Hollywood, CA, October 26, 2007 --(PR.com
)-- As a conscientious manufacturer concerned with the environment, Urban Woods uses vintage reclaimed wood from old buildings in Los Angeles, water-based finishes, and organic fabrics in its contemporary furniture line.
In many ways, this system not only leaves a smaller ecological footprint, but also provides for a superior product. By both obtaining wood from, and manufacturing in Los Angeles, the wood is kept out of our waste stream, and there is minimal delivery pollution. With the organic materials Urban Woods uses to design its eco-friendly furniture, any waste generated in production is totally biodegradable. The old-growth Douglas Fir, much from ancient primal forests, allowed to reach its full maturity back when resources were plentiful, is reclaimed by Urban Woods, and made into furniture which is sturdier, harder, and possesses more character than furniture made from new wood which has not grown for centuries.
When searching out the best possible, old growth timber for the new line of Urban Woods furniture, Trevor Webb, President of Urban Woods, a company at the forefront of eco-contemporary design in furniture, had to look no further than the demolition of several old sound stages on the MGM Studios lot in Culver City, California.
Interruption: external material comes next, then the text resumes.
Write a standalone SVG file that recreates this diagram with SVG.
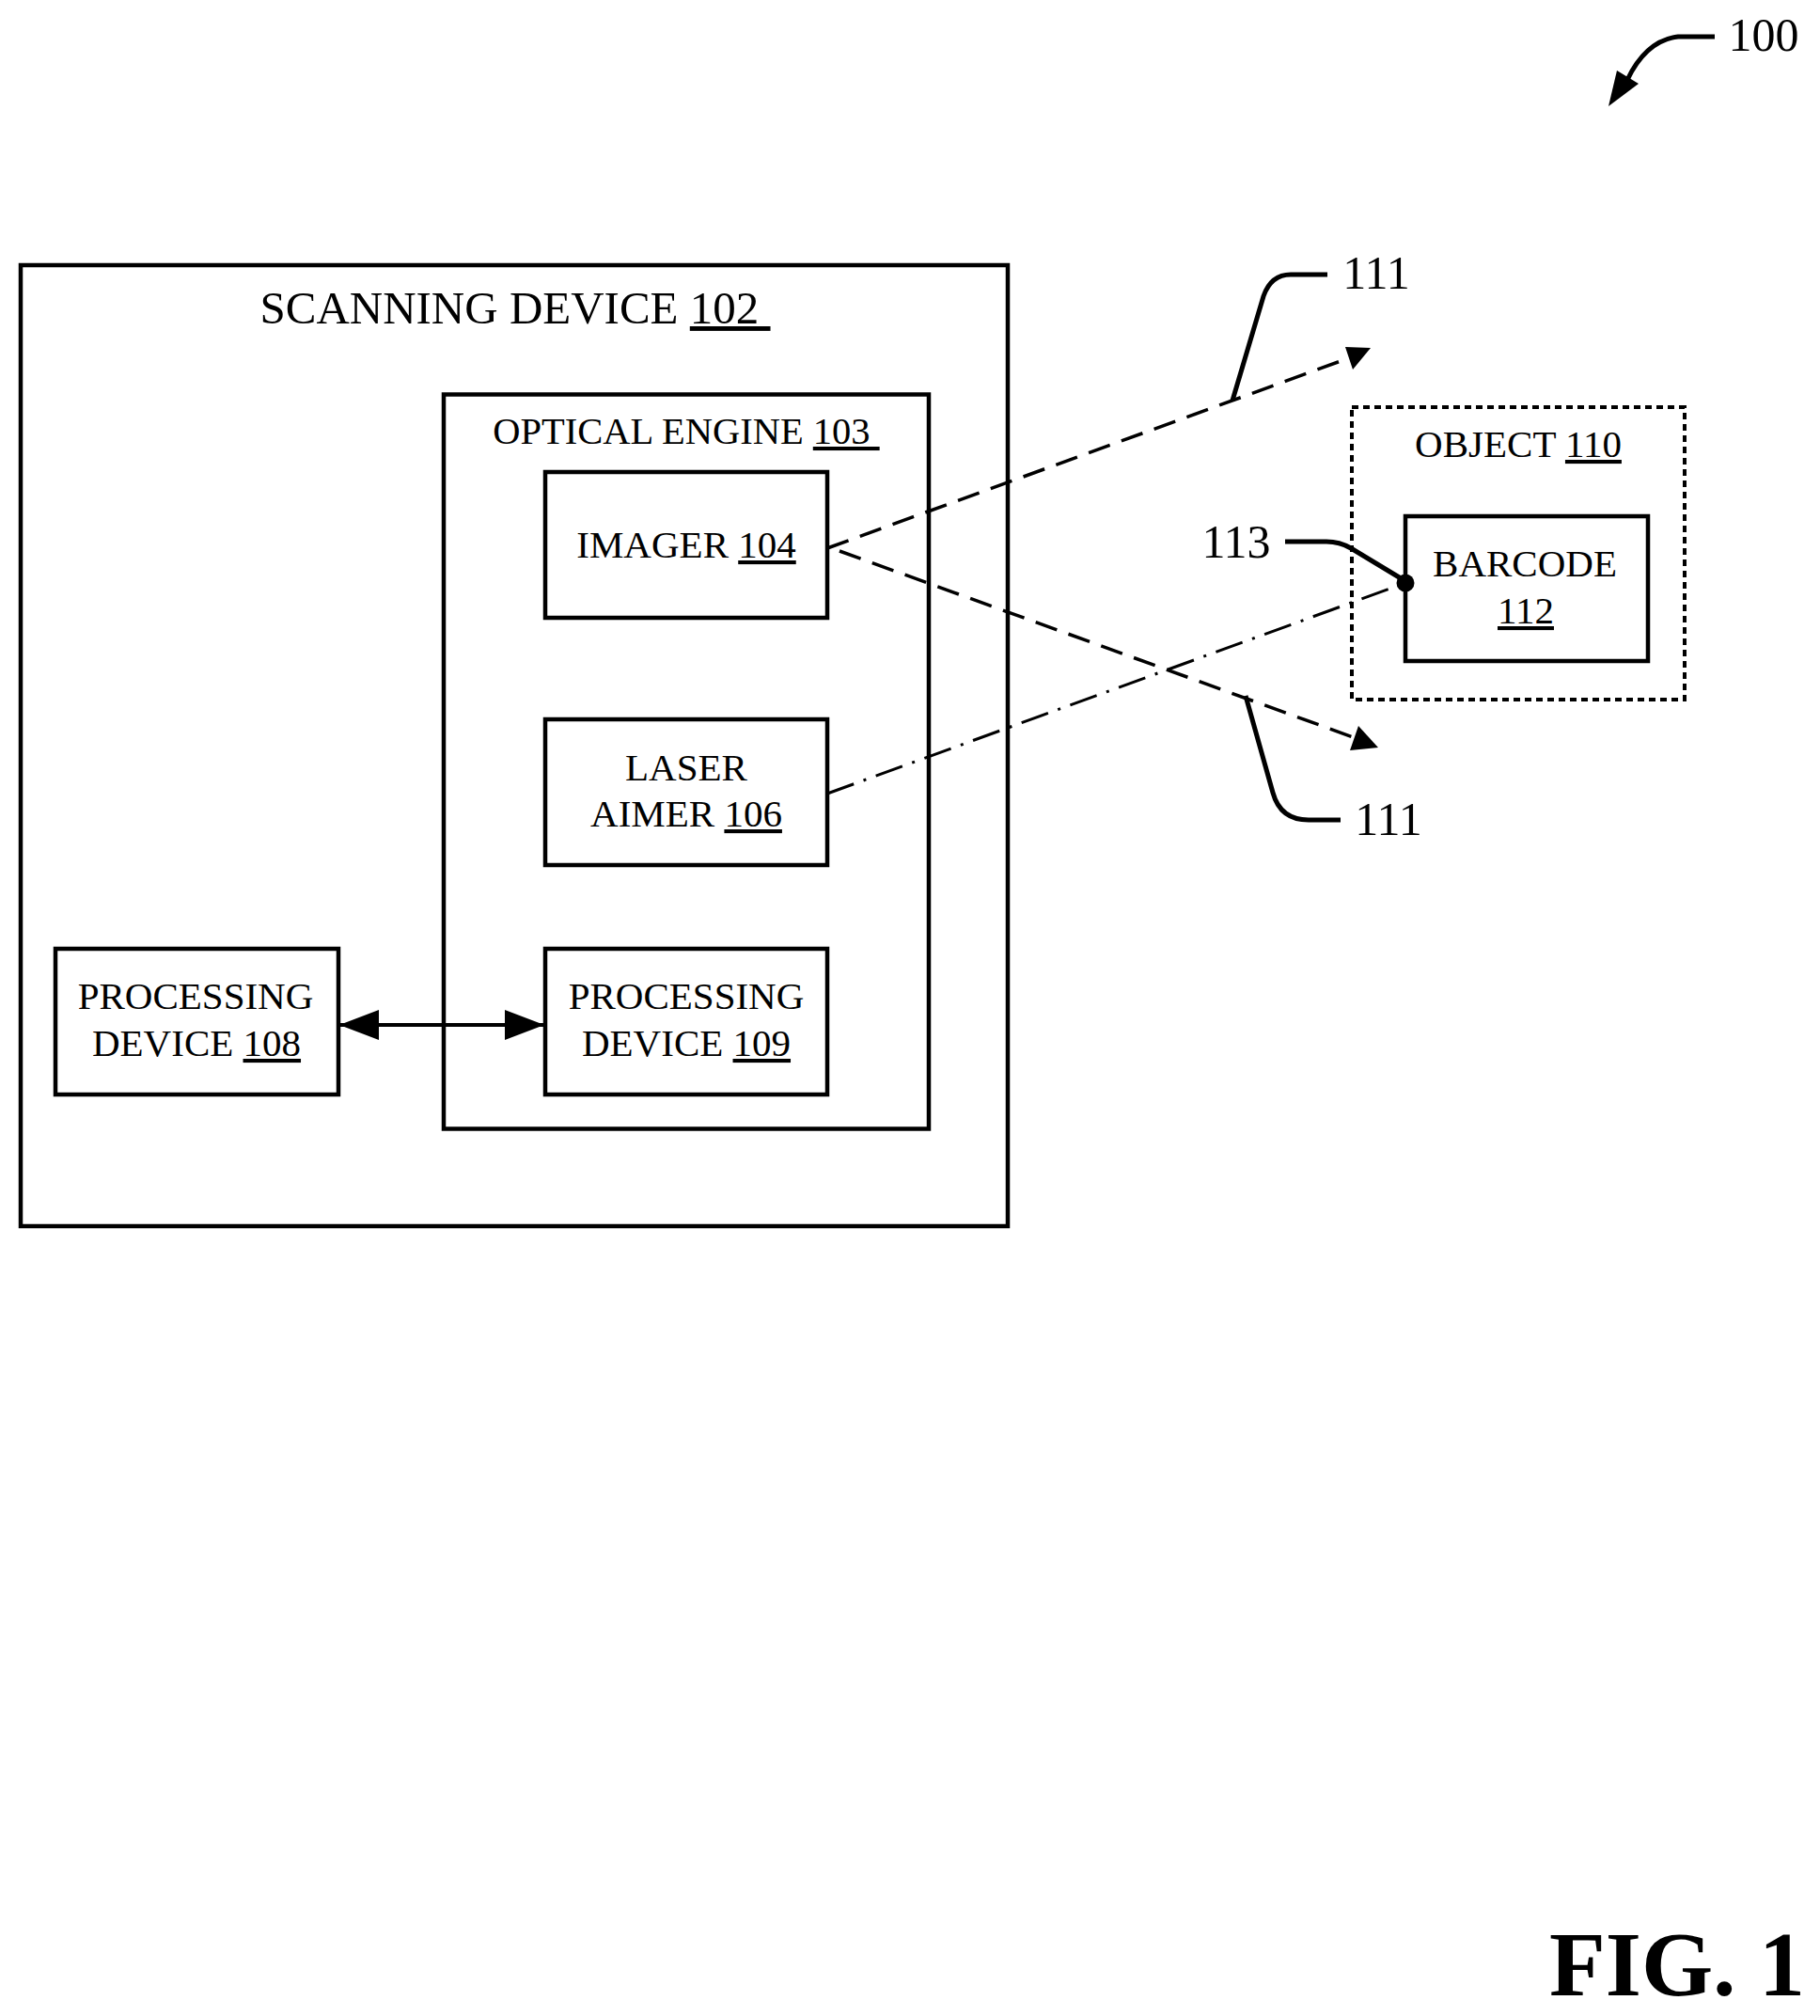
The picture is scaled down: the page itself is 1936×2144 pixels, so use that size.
<svg xmlns="http://www.w3.org/2000/svg" width="1936" height="2144" viewBox="0 0 1936 2144">
<style>
text{font-family:"Liberation Serif","Times New Roman",serif;fill:#000;text-anchor:middle;white-space:pre}
.t{font-size:41px}
.n{font-size:50px}
.u{text-decoration:underline}
.b{fill:#fff;stroke:#000;stroke-width:4.5}
.l{fill:none;stroke:#000;stroke-width:4}
.ld{fill:none;stroke:#000;stroke-width:5}
.d{fill:none;stroke:#000;stroke-width:3.5;stroke-dasharray:24 13}
.dd{fill:none;stroke:#000;stroke-width:3;stroke-dasharray:30 11 3 11}
</style>
<defs>
<marker id="ah" markerUnits="userSpaceOnUse" markerWidth="44" markerHeight="36" refX="42" refY="18" orient="auto-start-reverse"><path d="M0 2L42 18L0 34Z" fill="#000"/></marker>
</defs>
<rect width="1936" height="2144" fill="#fff"/>
<g id="scanning-device"><rect class="b" x="22" y="282" width="1050" height="1022"/>
<text x="548" y="344" style="font-size:49px">SCANNING DEVICE <tspan class="u">102 </tspan></text></g>
<g id="optical-engine"><rect class="b" x="472" y="419.500" width="516" height="781"/>
<text x="730" y="472" style="font-size:40.500px">OPTICAL ENGINE <tspan class="u">103 </tspan></text></g>
<g id="imager"><rect class="b" x="580" y="502" width="300" height="155"/>
<text class="t" x="730" y="593">IMAGER <tspan class="u">104</tspan></text></g>
<g id="laser-aimer"><rect class="b" x="580" y="765" width="300" height="155"/>
<text class="t" x="730" y="830">LASER</text><text class="t" x="730" y="879">AIMER <tspan class="u">106</tspan></text></g>
<g id="processing-109"><rect class="b" x="580" y="1009" width="300" height="155"/>
<text class="t" x="730" y="1073">PROCESSING</text><text class="t" x="730" y="1123">DEVICE <tspan class="u">109</tspan></text></g>
<g id="processing-108"><rect class="b" x="59" y="1009" width="301" height="155"/>
<text class="t" x="208" y="1073">PROCESSING</text><text class="t" x="209" y="1123">DEVICE <tspan class="u">108</tspan></text></g>
<g id="object"><rect x="1438" y="433" width="354" height="311" fill="none" stroke="#000" stroke-width="4" stroke-dasharray="7 5"/>
<text class="t" x="1615" y="486">OBJECT <tspan class="u">110</tspan></text></g>
<g id="barcode"><rect class="b" x="1495" y="549" width="258" height="154"/>
<text class="t" x="1622" y="613">BARCODE</text><text class="t" x="1623" y="663"><tspan class="u">112</tspan></text></g>
<g id="connectors">
<path class="l" d="M361 1090H579" marker-start="url(#ah)" marker-end="url(#ah)"/>
<path class="d" d="M880 583L1437 380"/>
<path d="M1458 370L1431 369L1439 393Z"/>
<path class="d" d="M893 586L1442 785"/>
<path d="M1466 795L1445 772L1436 798Z"/>
<path class="dd" d="M880 844L1495 620"/>
<circle cx="1495" cy="620" r="9.500"/>
<path class="ld" d="M1311 426L1344 315Q1352 292 1373 292H1412"/>
<path class="ld" d="M1325 740L1354 843Q1362 872 1392 872H1426"/>
<path class="ld" d="M1367 576H1411Q1425 576 1437 583L1490 615"/>
<path class="ld" d="M1824 39H1785Q1751 43 1731 85"/>
<path d="M1711 113L1720 75L1743 89Z"/>
</g>
<g id="labels">
<text class="n" x="1876" y="54">100</text>
<text class="n" x="1464" y="307">111</text>
<text class="n" x="1477" y="888">111</text>
<text class="n" x="1315" y="593">113</text>
<text x="1784" y="2122" style="font-size:98px;font-weight:bold">FIG. 1</text>
</g>
</svg>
This grand studio was once the crown jewel of Hollywood and is now Sony Pictures.
Years ago, MGM was the most powerful studio in Hollywood. During its heyday, the studio produced an average of one film a week. In 1939 alone, MGM gave us two of the most beloved films in the history of Hollywood: “Gone With the Wind” and “The Wizard of Oz.” “Citizen Kane” also filmed on the lot in 1941. Later, the studio would give us the epic, “Ben Hur,” in 1959 and the sentimental, “Dr. Zhivago,” in 1965.
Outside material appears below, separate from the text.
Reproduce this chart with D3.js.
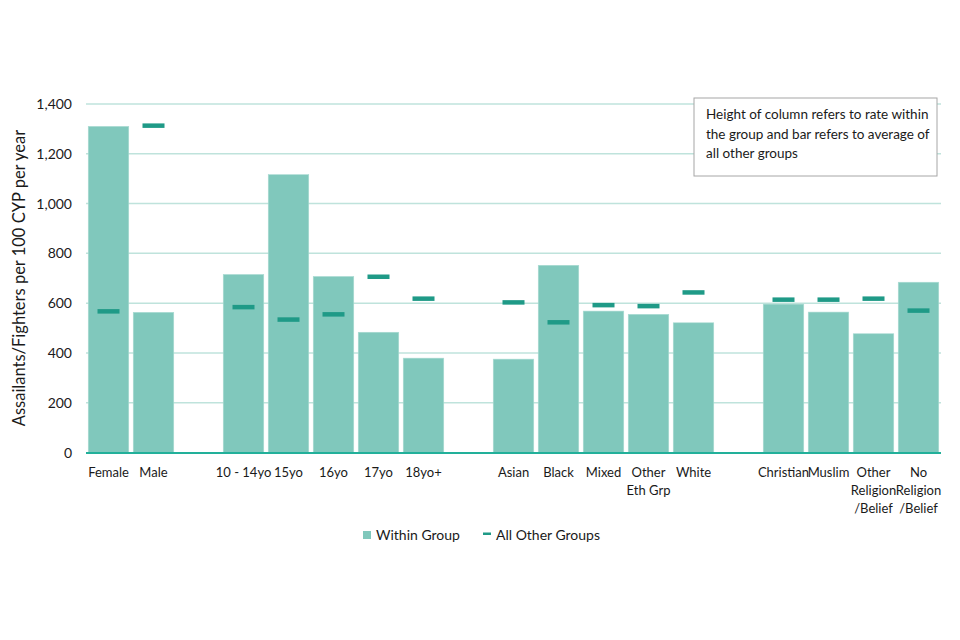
<!DOCTYPE html>
<html>
<head>
<meta charset="utf-8">
<script src="https://cdn.jsdelivr.net/npm/d3@7"></script>
<style>
  body { margin: 0; background: #fff; }
  text { font-family: Lato, "Open Sans", sans-serif; fill: #1a1a1a; }
</style>
</head>
<body>
<script>
// slots: blank strings are the spacer columns between groups
var categories = ['Female','Male','_g1','10 - 14yo','15yo','16yo','17yo','18yo+','_g2',
  'Asian','Black','Mixed','Other|Eth Grp','White','_g3',
  'Christian','Muslim','Other|Religion|/Belief','No|Religion|/Belief'];
var withinGroup = {'Female':1310,'Male':563,'10 - 14yo':715,'15yo':1116,'16yo':707,'17yo':483,'18yo+':379,
  'Asian':375,'Black':752,'Mixed':568,'Other|Eth Grp':555,'White':521,
  'Christian':596,'Muslim':564,'Other|Religion|/Belief':477,'No|Religion|/Belief':684};
var allOther = {'Female':568,'Male':1314,'10 - 14yo':585,'15yo':535,'16yo':556,'17yo':707,'18yo+':619,
  'Asian':604,'Black':524,'Mixed':593,'Other|Eth Grp':589,'White':644,
  'Christian':615,'Muslim':615,'Other|Religion|/Belief':619,'No|Religion|/Belief':571};
var yTicks = [0,200,400,600,800,1000,1200,1400];
var note = ['Height of column refers to rate within','the group and bar refers to average of','all other groups'];

var barColor = '#80c8bc', markColor = '#1f9a87', gridColor = '#bfe3dc', axisColor = '#22b09a';

var svg = d3.select('body').append('svg').attr('width',960).attr('height',640);

var x = d3.scaleBand().domain(categories).range([86,941]).paddingInner(0.1).paddingOuter(0.05);
var y = d3.scaleLinear().domain([0,1400]).range([452.5,104]);

// grid
svg.append('g').selectAll('line').data(yTicks.slice(1)).enter().append('line')
  .attr('x1',86).attr('x2',941)
  .attr('y1',function(d){return y(d)}).attr('y2',function(d){return y(d)})
  .attr('stroke',gridColor).attr('stroke-width',1.5);

// y labels
svg.append('g').selectAll('text').data(yTicks).enter().append('text')
  .attr('x',72).attr('y',function(d){return y(d)+5})
  .attr('text-anchor','end').style('font-size','14px')
  .text(function(d){return d3.format(',')(d)});

svg.append('text')
  .attr('transform','translate(25,278) rotate(-90)')
  .attr('text-anchor','middle').style('font-size','16.5px')
  .text('Assailants/Fighters per 100 CYP per year');

var cats = categories.filter(function(c){return c.charAt(0)!='_'});

// bars
svg.append('g').selectAll('rect').data(cats).enter().append('rect')
  .attr('x',function(d){return x(d)})
  .attr('width',x.bandwidth())
  .attr('y',function(d){return y(withinGroup[d])})
  .attr('height',function(d){return y(0)-y(withinGroup[d])})
  .attr('fill',barColor).attr('stroke','#a9dbd2').attr('stroke-width',0.6);

// axis line
svg.append('line').attr('x1',86).attr('x2',941).attr('y1',y(0)+0.5).attr('y2',y(0)+0.5)
  .attr('stroke',axisColor).attr('stroke-width',1.8);

// markers for all other groups
svg.append('g').selectAll('rect').data(cats).enter().append('rect')
  .attr('x',function(d){return x(d)+x.bandwidth()/2-11})
  .attr('width',22)
  .attr('y',function(d){return y(allOther[d])-2})
  .attr('height',4.5)
  .attr('fill',markColor);

// x labels
var xl = svg.append('g').selectAll('text').data(cats).enter().append('text')
  .attr('text-anchor','middle').style('font-size','13px')
  .attr('transform',function(d){return 'translate('+(x(d)+x.bandwidth()/2)+',477)'});
xl.selectAll('tspan').data(function(d){return d.split('|')}).enter().append('tspan')
  .attr('x',0).attr('dy',function(d,i){return i?18:0}).text(function(d){return d});

// note box
svg.append('rect').attr('x',694).attr('y',98).attr('width',243).attr('height',78)
  .attr('fill','#fff').attr('stroke','#a6a6a6').attr('stroke-width',1);
svg.append('g').selectAll('text').data(note).enter().append('text')
  .attr('x',706).attr('y',function(d,i){return 119+i*19.5})
  .style('font-size','13.5px').text(function(d){return d});

// legend
svg.append('rect').attr('x',363).attr('y',531).attr('width',8).attr('height',8).attr('fill',barColor);
svg.append('text').attr('x',376).attr('y',540).style('font-size','14px').text('Within Group');
svg.append('rect').attr('x',483).attr('y',532.5).attr('width',8).attr('height',2.5).attr('fill',markColor);
svg.append('text').attr('x',496).attr('y',540).style('font-size','14px').text('All Other Groups');
</script>
</body>
</html>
The history of old Hollywood is preserved in this current collection from Urban Woods. The line has been beautifully hand-crafted using reclaimed wood from the historic sound stages of the MGM/Sony Studios lot.
Instead of ending up useless and forgotten in a landfill, the same wood that heard Orson Welles whisper his famous, “Rosebud,” and Judy Garland’s ruby slippers click-clack down the Yellow Brick Road, will be in peoples’ homes and offices, in the form of beautiful, contemporary and ecologically-conscientious furniture, getting the recognition it deserves, and telling its amazing stories for years to come.